- Interactive map of Nordvest-Spitsbergen National Park
- Location: Svalbard, Norway
- Coordinates: 79°35′N 11°30′E﻿ / ﻿79.583°N 11.500°E
- Area: 9,914 km^{2} (3,828 sq mi)
- Established: 1973
- Governing body: Directorate for Nature Management

= Nordvest-Spitsbergen National Park =

National park in Norway

Nordvest-Spitsbergen National Park (Nordvest-Spitsbergen nasjonalpark) is located on the Norwegian arctic archipelago of Svalbard and includes parts of north-west Spitsbergen (Albert I Land and Haakon VII Land) and nearby islands such as Danes Island and Moffen. It contains, among other things, warm springs and remains of volcanoes in Bockfjorden.

==History==
There are remains of whaling stations and graves from the 17th century. In addition there are remains of several Arctic expeditions, for instance in Virgohamna, Danes Island, the launching point for Swedish engineer S. A. Andrée's failed 1897 attempt to reach the North Pole in a hydrogen balloon.
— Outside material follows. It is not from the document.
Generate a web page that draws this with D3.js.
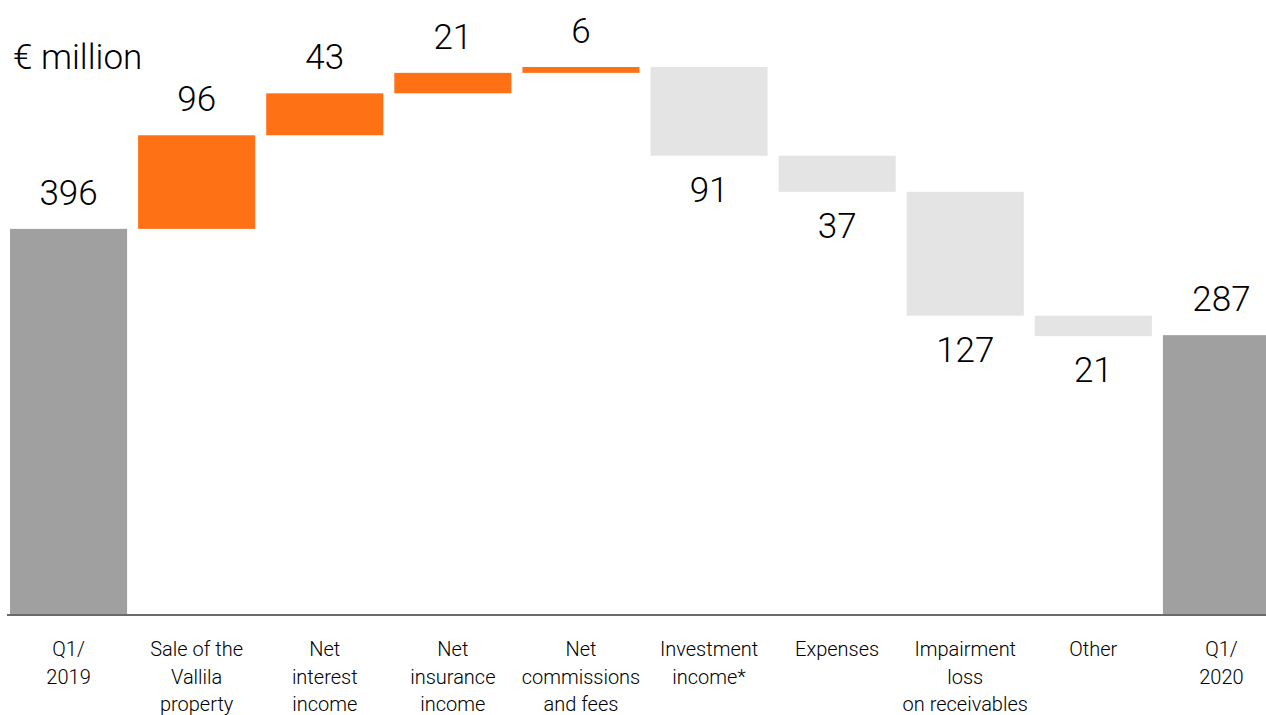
<!DOCTYPE html>
<html>
<head>
<meta charset="utf-8">
<script src="https://cdn.jsdelivr.net/npm/d3@7"></script>
<style>
  html, body { margin: 0; padding: 0; background: #fff; overflow: hidden; }
  svg { display: block; font-family: Roboto, "Noto Sans", sans-serif; }
</style>
</head>
<body>
<svg id="chart" width="1266" height="715"></svg>
<script>
// Waterfall of operating profit bridge, € million
const categories = [
  ["Q1/", "2019"],
  ["Sale of the", "Vallila", "property"],
  ["Net", "interest", "income"],
  ["Net", "insurance", "income"],
  ["Net", "commissions", "and fees"],
  ["Investment", "income*"],
  ["Expenses"],
  ["Impairment", "loss", "on receivables"],
  ["Other"],
  ["Q1/", "2020"]
];
const startTotal = 396;
const changes = [96, 43, 21, 6, -91, -37, -127, -21];
const endTotal = 287;
const unitLabel = "€ million";

const colors = { total: "#a0a0a0", up: "#ff7114", down: "#e4e4e4" };

// Build the running steps
const steps = [];
steps.push({ i: 0, y0: 0, y1: startTotal, value: startTotal, type: "total" });
let running = startTotal;
changes.forEach((c, k) => {
  const from = running;
  running += c;
  steps.push({ i: k + 1, y0: Math.min(from, running), y1: Math.max(from, running),
               value: Math.abs(c), type: c >= 0 ? "up" : "down" });
});
steps.push({ i: categories.length - 1, y0: 0, y1: endTotal, value: endTotal, type: "total" });

const svg = d3.select("#chart");

const x = d3.scaleBand()
  .domain(d3.range(categories.length))
  .range([4.5, 1285.5])
  .paddingInner(0.086)
  .paddingOuter(0.043);

const yMax = d3.max(steps, d => d.y1);
const y = d3.scaleLinear().domain([0, yMax]).range([615, 67]);

// Bars
svg.append("g").selectAll("rect")
  .data(steps)
  .join("rect")
  .attr("x", d => x(d.i))
  .attr("width", x.bandwidth())
  .attr("y", d => y(d.y1))
  .attr("height", d => Math.max(1, y(d.y0) - y(d.y1)))
  .attr("fill", d => colors[d.type]);

// Baseline
svg.append("line")
  .attr("x1", 7).attr("x2", 1266)
  .attr("y1", y(0)).attr("y2", y(0))
  .attr("stroke", "#6a6a6a").attr("stroke-width", 2);

// Value labels: above for totals and increases, below for decreases
svg.append("g").selectAll("text")
  .data(steps)
  .join("text")
  .attr("x", d => x(d.i) + x.bandwidth() / 2)
  .attr("y", d => d.type === "down" ? y(d.y0) + 46 : y(d.y1) - 24)
  .attr("text-anchor", "middle")
  .attr("font-size", 35)
  .attr("font-weight", 300)
  .attr("fill", "#000")
  .text(d => d.value);

// Category labels
const catG = svg.append("g");
categories.forEach((lines, i) => {
  const t = catG.append("text")
    .attr("x", x(i) + x.bandwidth() / 2)
    .attr("y", 656)
    .attr("text-anchor", "middle")
    .attr("font-size", 20)
    .attr("font-weight", 300)
    .attr("fill", "#000");
  lines.forEach((ln, j) => {
    t.append("tspan")
      .attr("x", x(i) + x.bandwidth() / 2)
      .attr("dy", j === 0 ? 0 : 27.5)
      .text(ln);
  });
});

// Unit label
svg.append("text")
  .attr("x", 13).attr("y", 69)
  .attr("font-size", 35)
  .attr("font-weight", 300)
  .attr("fill", "#000")
  .text(unitLabel);
</script>
</body>
</html>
The park was established by royal resolution on 1 June 1973.

==Fauna==
The park contains numerous colonies of seabirds, in addition to Svalbard reindeer and Arctic fox. It is also a hibernating area for polar bears, and walrus can be found there. About a third of the area, consisting mainly of its sea-cliffs, islands and other coastal features, has been identified as an Important Bird Area (IBA) by BirdLife International because it supports breeding populations of barnacle and brent geese, common eiders and black guillemots.

==Hot springs==
The Troll and Jotun hot springs in the park along the edge of the Bockfjorden are the northernmost documented terrestrial hot springs on earth at almost 80 degrees north latitude. The first documentation of these springs was in the late 1800s. Hoel and Holtedahl studied these two hot springs in some detail. They reported that the Jotun hot spring has a temperature of 24.5°C and the Troll hot spring has a temperature of 28.3°C.